Another reason for our angst about submission is that the context of Eph. 6:22 “Wives submit to your own husbands, as to the Lord” is often forgotten.  The correct context is from the previous verse, Eph. 6:21, which reads “Submit to one another out of reverence for Christ Jesus.”

So what does that mean?  We were talking in our small group a few nights ago about this very idea – the idea of “mutual submission“.  Here’s what it means according to Andy Stanley,

“I will leverage all of the power, energy, and resources at my disposal for the benefit of other members of the family.” 

Did you catch that?  It’s not all about me!  It’s about me working for what is best for my spouse and kids.  It’s about leaning IN toward the middle of the family circle to help others, rather than leaning OUT and away from engagement and responsibility.

Here is the question that we should be asking our spouse and kids daily, “What can I do to help?”

Now that can be a scary question!  However, it is a question we need to get in the habit of asking – every single day.  What do you need from me?  How can I help?  That is the question Jesus asked.   It was time-consuming, energy-consuming, unpredicatable, frightening. It was the ultimate question that cost Him his life.
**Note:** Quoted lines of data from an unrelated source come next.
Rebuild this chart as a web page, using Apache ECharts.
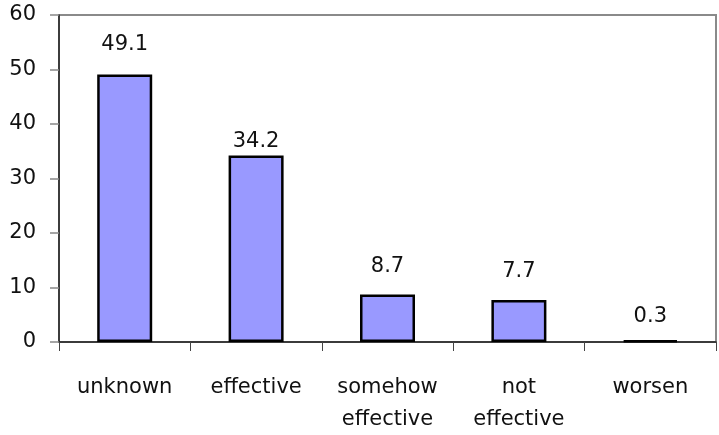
<!DOCTYPE html>
<html><head><meta charset="utf-8">
<script src="https://cdn.jsdelivr.net/npm/echarts@6/dist/echarts.min.js"></script>
<style>html,body{margin:0;padding:0;background:#fff}#c{width:719px;height:435px}</style>
</head><body><div id="c"></div>
<script>
const categories = ['unknown', 'effective', 'somehow\neffective', 'not\neffective', 'worsen'];
const values = [49.1, 34.2, 8.7, 7.7, 0.3];
const yTicks = [0, 10, 20, 30, 40, 50, 60];

// label placement (style only, not data)
const labelDistance = [19, 4, 18, 18, 13];

const FONT = 'DejaVu Sans';
const chart = echarts.init(document.getElementById('c'), null, {renderer: 'canvas'});
chart.setOption({
  animation: false,
  backgroundColor: '#fff',
  grid: {left: 59, right: 3, top: 15, bottom: 93, outerBoundsMode: 'none', containLabel: false,
         show: true, borderColor: '#8a8a8a', borderWidth: 2, backgroundColor: 'transparent'},
  xAxis: {
    type: 'category',
    data: categories,
    axisLine: {lineStyle: {color: '#222', width: 1.5}},
    axisTick: {show: true, length: 9, alignWithLabel: false, lineStyle: {color: '#444', width: 1}},
    axisLabel: {fontFamily: FONT, fontSize: 21, color: '#111', margin: 30, lineHeight: 32, interval: 0}
  },
  yAxis: {
    type: 'value',
    min: yTicks[0], max: yTicks[yTicks.length - 1], interval: 10,
    axisLine: {show: true, lineStyle: {color: '#222', width: 1.5}},
    axisTick: {show: true, length: 9, lineStyle: {color: '#888', width: 1.5}},
    splitLine: {show: false},
    axisLabel: {fontFamily: FONT, fontSize: 21, color: '#111', margin: 23}
  },
  series: [{
    type: 'bar',
    barWidth: 55,
    data: values.map((v, i) => ({value: v, label: {distance: labelDistance[i]}})),
    itemStyle: {color: '#9999FF', borderColor: '#000', borderWidth: 2.5},
    label: {show: true, position: 'top', fontFamily: FONT, fontSize: 21, color: '#111'}
  }]
});
</script>
</body></html>
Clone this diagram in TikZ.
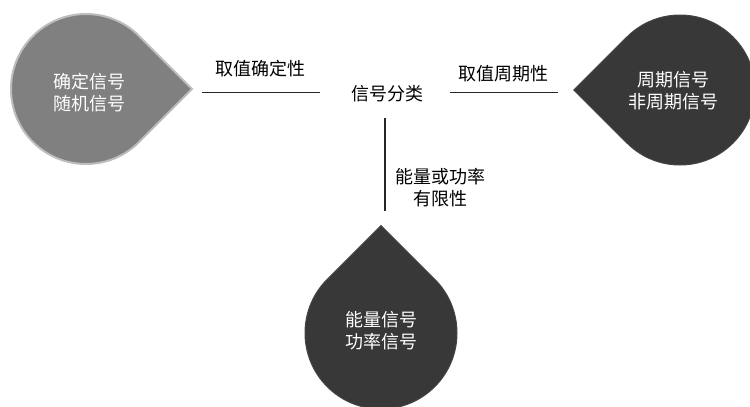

It was an unselfish question.  Marriage and parenting are about learning to be unselfish.

On that note, let me recommend a book that changed my view of marriage – it’s not a practical, how-to book.  It’s a book that says – “Wait!  You are thinking about this all wrong. Marriage is not really about making you happy!”

SACRED MARRIAGE by Gary Thomas, (Zondervan, 2000).  sacredmarriage

Gary Thomas asks a shocking question:  “What if God designed marriage to make us holy more than to make us happy?”  Thomas’ argument is that marriage is one of God’s primary vehicles for character change.  “If you want to become more like Jesus, I can’t imagine any better thing to do than get married.  Being married forces you to face some character issues you’d never have to face otherwise.”  After all, marriage is a temporary institution (’til death do us part), designed to last while we are on this earth (no marriage in heaven), and destined to help us develop an eternal relationship with God.  Thomas has chapters on how marriage teaches us to love, to respect others, to persevere, to forgive, to serve, as well as how it exposes our sin, and teaches us more about God.   If we truly believe that we are called to holiness and not happiness, then maybe we ought to reshape our thoughts on marriage!

I’m going to work on being unselfish this week.  I am going to ask, “What can I do to help?” and not flinch when the answer comes back.  Will you join me?